La strada provinciale, che da tempi antichi correva da Primaluna a Cortabbio a Bindo e Taceno, era toccata principalmente dall’’insidia del Pioverna il «fiume della Pieve». Essa si teneva piuttosto a monte, ma nel Settecento si era già portata per gran parte sulla riva del fiume. Fra il 1845 e il 1859 i comuni la allargarono a Introbio, Cortenova, Bindo e Taceno. Dopo il 1867 e l’inondazione di Introbio, venne restaurata fino a Cortabbio riportando spesso a monte il tracciato; poi, occupando anche il letto del fiume, si proseguì tra Cortenova e Taceno e dopo il 1877 fino al ponte di Premana. Ma solo nel 1887 la strada fu tutta carreggiabile da Lecco a Premana, nell’anno stesso in cui la Valsassina chiedeva invano che la ferrovia Lecco-Colico la attraversasse.
L’ingresso alla Valsassina dal settentrione era il viottolo risalente da Bellano e sbarrato dal forte del Portone: lo forzarono i Lanzichenecchi nel 1629 e i Francesi nel 1636, con la conseguente invasione dei paesi vicini, come ovviamente Cortenova. L’idea di una vera strada tra Taceno e Bellano era venuta al conte di Fuentes nel 1606, per avvicinare il nuovo forte di Pian di Spagna con Lecco e Milano. Ma la strada, prettamente militare, venne ostacolata dai valsassinesi, per il terrore di invasioni, come fu ostacolata l’altra progettata dagli Austriaci per il Tirolo e aperta poi lungo la riva del lago. La lunga vicissitudine del tronco Taceno-Bellano, iniziato nel 1903 e finito per le elezioni del 1912, conferma l’allergia alle buone strade.

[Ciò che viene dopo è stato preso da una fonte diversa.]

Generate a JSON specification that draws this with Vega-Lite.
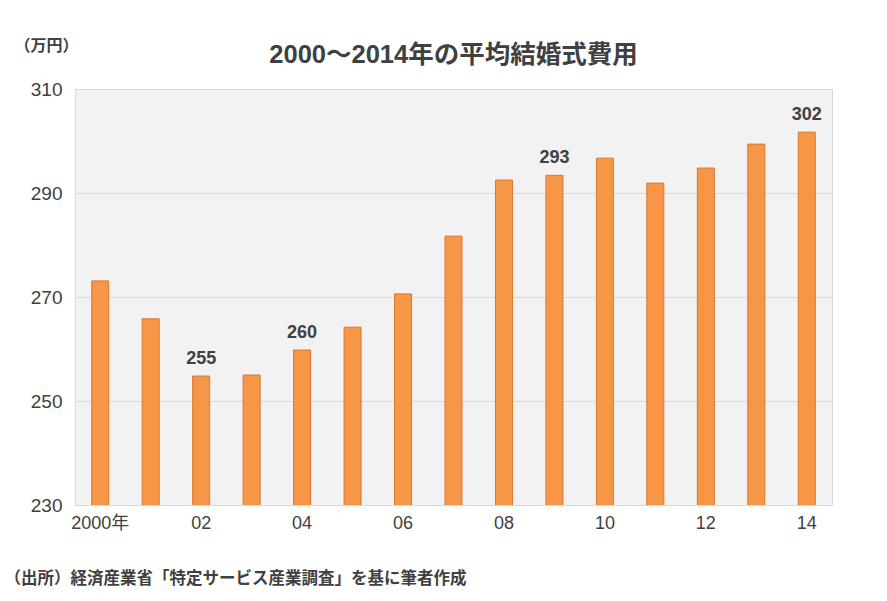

Se tutta buche e corsa da banditi era la provinciale, per le altre strade ci si accontentava. Il greto del Pioverna era usuale passaggio al percorso Cortabbio-Prato e Piano-Bindo. Ripide e selvagge anche le mulattiere per Parlasco e per Esino, attraverso il Cainallo: esse erano però il miglior collegamento di questi paesi con il resto della Valsassina e con Lecco, e perciò rendeva per tal verso importante Cortenova. E con quei di Esino i rapporti erano intensi e forse più di denaro che di pascolo, come si capisce dalla cinquecentesca leggenda del caldaro di gnocchi.